Given request:
Output the full listing below exactly as it reads, and skip anything that is a picture.

Given material:
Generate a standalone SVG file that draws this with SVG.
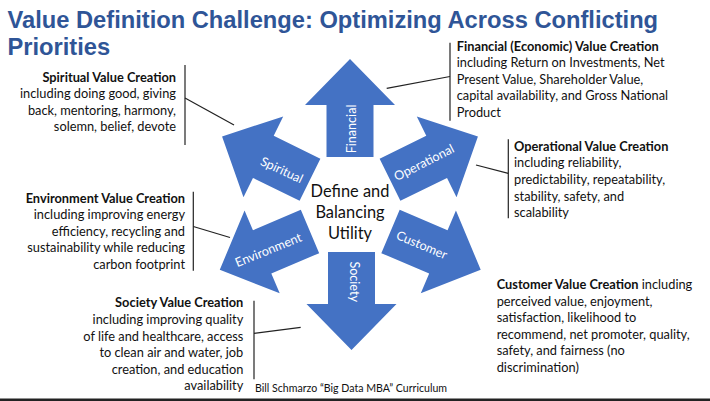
<svg xmlns="http://www.w3.org/2000/svg" xmlns:xlink="http://www.w3.org/1999/xlink" width="710" height="401" viewBox="0 0 710 401">
<defs>
<path id="arrow" d="M0,-23.5 H52 V-45 L98,0 L52,45 V23.5 H0 Z"/>
<style>
.arr{fill:#4472C4;}
.lbl{font-family:Lato,"Liberation Sans",sans-serif;font-size:12.6px;fill:#ffffff;text-anchor:middle;}
.ctr{font-family:Lato,"Liberation Sans",sans-serif;font-size:16.4px;fill:#111;text-anchor:middle;}
.txt{font-family:Lato,"Liberation Sans",sans-serif;font-size:12.8px;fill:#111;}
.b{font-weight:bold;}
.r{text-anchor:end;}
.ln{stroke:#222;stroke-width:1.2;fill:none;}
.title{font-family:"Liberation Sans",Arial,sans-serif;font-size:23.7px;font-weight:bold;fill:#2F5597;}
</style>
</defs>
<rect width="710" height="401" fill="#ffffff"/>
<g id="title">
<text class="title" x="7.5" y="27.5">Value Definition Challenge: Optimizing Across Conflicting</text>
<text class="title" x="7.5" y="55">Priorities</text>
</g>
<g id="connectors">
<line class="ln" x1="386.7" y1="88.3" x2="450" y2="76.5"/>
<line class="ln" x1="450" y1="42.7" x2="450" y2="120.7"/>
<line class="ln" x1="476" y1="165" x2="508.3" y2="173.3"/>
<line class="ln" x1="508.3" y1="139.3" x2="508.3" y2="218.3"/>
<line class="ln" x1="185" y1="98" x2="234" y2="125"/>
<line class="ln" x1="185" y1="65" x2="185" y2="145"/>
<line class="ln" x1="193.3" y1="226.5" x2="230" y2="237.5"/>
<line class="ln" x1="193.3" y1="191.7" x2="193.3" y2="270.7"/>
<line class="ln" x1="254" y1="333.3" x2="300.7" y2="327.3"/>
<line class="ln" x1="254" y1="300.7" x2="254" y2="379.3"/>
</g>
<g id="financial">
<use xlink:href="#arrow" class="arr" transform="translate(350,157) rotate(-90)"/>
<text class="lbl" transform="translate(355.5,129) rotate(-90)">Financial</text>
</g>
<g id="operational">
<use xlink:href="#arrow" class="arr" transform="translate(390,179.75) rotate(-26.2)"/>
<text class="lbl" transform="translate(426,166.5) rotate(-27)">Operational</text>
</g>
<g id="customer">
<use xlink:href="#arrow" class="arr" transform="translate(390.5,231.5) rotate(23)"/>
<text class="lbl" transform="translate(420,249) rotate(23)">Customer</text>
</g>
<g id="society">
<use xlink:href="#arrow" class="arr" transform="translate(351.5,252) rotate(90)"/>
<text class="lbl" transform="translate(349.5,281.7) rotate(90)">Society</text>
</g>
<g id="environment">
<use xlink:href="#arrow" class="arr" transform="translate(310,231.5) rotate(157)"/>
<text class="lbl" transform="translate(270,254) rotate(-22)">Environment</text>
</g>
<g id="spiritual">
<use xlink:href="#arrow" class="arr" transform="translate(310,179.75) rotate(206.2)"/>
<text class="lbl" transform="translate(280,174) rotate(25)">Spiritual</text>
</g>
<g id="center">
<text class="ctr" x="350" y="197">Define and</text>
<text class="ctr" x="350" y="218">Balancing</text>
<text class="ctr" x="350" y="239">Utility</text>
</g>
<g id="financial-text">
<text class="txt b" x="456.7" y="50.5">Financial (Economic) Value Creation</text>
<text class="txt" x="456.7" y="67">including Return on Investments, Net</text>
<text class="txt" x="456.7" y="83.6">Present Value, Shareholder Value,</text>
<text class="txt" x="456.7" y="100.2">capital availability, and Gross National</text>
<text class="txt" x="456.7" y="116.8">Product</text>
</g>
<g id="operational-text">
<text class="txt b" x="514" y="150.7">Operational Value Creation</text>
<text class="txt" x="514" y="167.3">including reliability,</text>
<text class="txt" x="514" y="183.9">predictability, repeatability,</text>
<text class="txt" x="514" y="200.5">stability, safety, and</text>
<text class="txt" x="514" y="217.1">scalability</text>
</g>
<g id="spiritual-text">
<text class="txt b r" x="176" y="81.5">Spiritual Value Creation</text>
<text class="txt r" x="176" y="98">including doing good, giving</text>
<text class="txt r" x="176" y="114.5">back, mentoring, harmony,</text>
<text class="txt r" x="176" y="131">solemn, belief, devote</text>
</g>
<g id="environment-text">
<text class="txt b r" x="185" y="202.5">Environment Value Creation</text>
<text class="txt r" x="185" y="219.1">including improving energy</text>
<text class="txt r" x="185" y="235.7">efficiency, recycling and</text>
<text class="txt r" x="185" y="252.3">sustainability while reducing</text>
<text class="txt r" x="185" y="268.9">carbon footprint</text>
</g>
<g id="society-text">
<text class="txt b r" x="243.3" y="307.3">Society Value Creation</text>
<text class="txt r" x="243.3" y="323.9">including improving quality</text>
<text class="txt r" x="243.3" y="340.5">of life and healthcare, access</text>
<text class="txt r" x="243.3" y="357.1">to clean air and water, job</text>
<text class="txt r" x="243.3" y="373.7">creation, and education</text>
<text class="txt r" x="243.3" y="390.3">availability</text>
</g>
<g id="customer-text">
<text class="txt" x="496.7" y="289"><tspan class="b">Customer Value Creation</tspan> including</text>
<text class="txt" x="496.7" y="305.6">perceived value, enjoyment,</text>
<text class="txt" x="496.7" y="322.2">satisfaction, likelihood to</text>
<text class="txt" x="496.7" y="338.8">recommend, net promoter, quality,</text>
<text class="txt" x="496.7" y="355.4">safety, and fairness (no</text>
<text class="txt" x="496.7" y="372">discrimination)</text>
</g>
<g id="footer">
<text class="txt" x="255" y="391.7" style="font-size:10.6px">Bill Schmarzo “Big Data MBA” Curriculum</text>
</g>
<rect x="0" y="398.5" width="710" height="2.5" fill="#222"/>
</svg>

Answer for the task:
Generate a standalone SVG file that draws this with SVG.
<svg xmlns="http://www.w3.org/2000/svg" xmlns:xlink="http://www.w3.org/1999/xlink" width="710" height="401" viewBox="0 0 710 401">
<defs>
<path id="arrow" d="M0,-23.5 H52 V-45 L98,0 L52,45 V23.5 H0 Z"/>
<style>
.arr{fill:#4472C4;}
.lbl{font-family:Lato,"Liberation Sans",sans-serif;font-size:12.6px;fill:#ffffff;text-anchor:middle;}
.ctr{font-family:Lato,"Liberation Sans",sans-serif;font-size:16.4px;fill:#111;text-anchor:middle;}
.txt{font-family:Lato,"Liberation Sans",sans-serif;font-size:12.8px;fill:#111;}
.b{font-weight:bold;}
.r{text-anchor:end;}
.ln{stroke:#222;stroke-width:1.2;fill:none;}
.title{font-family:"Liberation Sans",Arial,sans-serif;font-size:23.7px;font-weight:bold;fill:#2F5597;}
</style>
</defs>
<rect width="710" height="401" fill="#ffffff"/>
<g id="title">
<text class="title" x="7.5" y="27.5">Value Definition Challenge: Optimizing Across Conflicting</text>
<text class="title" x="7.5" y="55">Priorities</text>
</g>
<g id="connectors">
<line class="ln" x1="386.7" y1="88.3" x2="450" y2="76.5"/>
<line class="ln" x1="450" y1="42.7" x2="450" y2="120.7"/>
<line class="ln" x1="476" y1="165" x2="508.3" y2="173.3"/>
<line class="ln" x1="508.3" y1="139.3" x2="508.3" y2="218.3"/>
<line class="ln" x1="185" y1="98" x2="234" y2="125"/>
<line class="ln" x1="185" y1="65" x2="185" y2="145"/>
<line class="ln" x1="193.3" y1="226.5" x2="230" y2="237.5"/>
<line class="ln" x1="193.3" y1="191.7" x2="193.3" y2="270.7"/>
<line class="ln" x1="254" y1="333.3" x2="300.7" y2="327.3"/>
<line class="ln" x1="254" y1="300.7" x2="254" y2="379.3"/>
</g>
<g id="financial">
<use xlink:href="#arrow" class="arr" transform="translate(350,157) rotate(-90)"/>
<text class="lbl" transform="translate(355.5,129) rotate(-90)">Financial</text>
</g>
<g id="operational">
<use xlink:href="#arrow" class="arr" transform="translate(390,179.75) rotate(-26.2)"/>
<text class="lbl" transform="translate(426,166.5) rotate(-27)">Operational</text>
</g>
<g id="customer">
<use xlink:href="#arrow" class="arr" transform="translate(390.5,231.5) rotate(23)"/>
<text class="lbl" transform="translate(420,249) rotate(23)">Customer</text>
</g>
<g id="society">
<use xlink:href="#arrow" class="arr" transform="translate(351.5,252) rotate(90)"/>
<text class="lbl" transform="translate(349.5,281.7) rotate(90)">Society</text>
</g>
<g id="environment">
<use xlink:href="#arrow" class="arr" transform="translate(310,231.5) rotate(157)"/>
<text class="lbl" transform="translate(270,254) rotate(-22)">Environment</text>
</g>
<g id="spiritual">
<use xlink:href="#arrow" class="arr" transform="translate(310,179.75) rotate(206.2)"/>
<text class="lbl" transform="translate(280,174) rotate(25)">Spiritual</text>
</g>
<g id="center">
<text class="ctr" x="350" y="197">Define and</text>
<text class="ctr" x="350" y="218">Balancing</text>
<text class="ctr" x="350" y="239">Utility</text>
</g>
<g id="financial-text">
<text class="txt b" x="456.7" y="50.5">Financial (Economic) Value Creation</text>
<text class="txt" x="456.7" y="67">including Return on Investments, Net</text>
<text class="txt" x="456.7" y="83.6">Present Value, Shareholder Value,</text>
<text class="txt" x="456.7" y="100.2">capital availability, and Gross National</text>
<text class="txt" x="456.7" y="116.8">Product</text>
</g>
<g id="operational-text">
<text class="txt b" x="514" y="150.7">Operational Value Creation</text>
<text class="txt" x="514" y="167.3">including reliability,</text>
<text class="txt" x="514" y="183.9">predictability, repeatability,</text>
<text class="txt" x="514" y="200.5">stability, safety, and</text>
<text class="txt" x="514" y="217.1">scalability</text>
</g>
<g id="spiritual-text">
<text class="txt b r" x="176" y="81.5">Spiritual Value Creation</text>
<text class="txt r" x="176" y="98">including doing good, giving</text>
<text class="txt r" x="176" y="114.5">back, mentoring, harmony,</text>
<text class="txt r" x="176" y="131">solemn, belief, devote</text>
</g>
<g id="environment-text">
<text class="txt b r" x="185" y="202.5">Environment Value Creation</text>
<text class="txt r" x="185" y="219.1">including improving energy</text>
<text class="txt r" x="185" y="235.7">efficiency, recycling and</text>
<text class="txt r" x="185" y="252.3">sustainability while reducing</text>
<text class="txt r" x="185" y="268.9">carbon footprint</text>
</g>
<g id="society-text">
<text class="txt b r" x="243.3" y="307.3">Society Value Creation</text>
<text class="txt r" x="243.3" y="323.9">including improving quality</text>
<text class="txt r" x="243.3" y="340.5">of life and healthcare, access</text>
<text class="txt r" x="243.3" y="357.1">to clean air and water, job</text>
<text class="txt r" x="243.3" y="373.7">creation, and education</text>
<text class="txt r" x="243.3" y="390.3">availability</text>
</g>
<g id="customer-text">
<text class="txt" x="496.7" y="289"><tspan class="b">Customer Value Creation</tspan> including</text>
<text class="txt" x="496.7" y="305.6">perceived value, enjoyment,</text>
<text class="txt" x="496.7" y="322.2">satisfaction, likelihood to</text>
<text class="txt" x="496.7" y="338.8">recommend, net promoter, quality,</text>
<text class="txt" x="496.7" y="355.4">safety, and fairness (no</text>
<text class="txt" x="496.7" y="372">discrimination)</text>
</g>
<g id="footer">
<text class="txt" x="255" y="391.7" style="font-size:10.6px">Bill Schmarzo “Big Data MBA” Curriculum</text>
</g>
<rect x="0" y="398.5" width="710" height="2.5" fill="#222"/>
</svg>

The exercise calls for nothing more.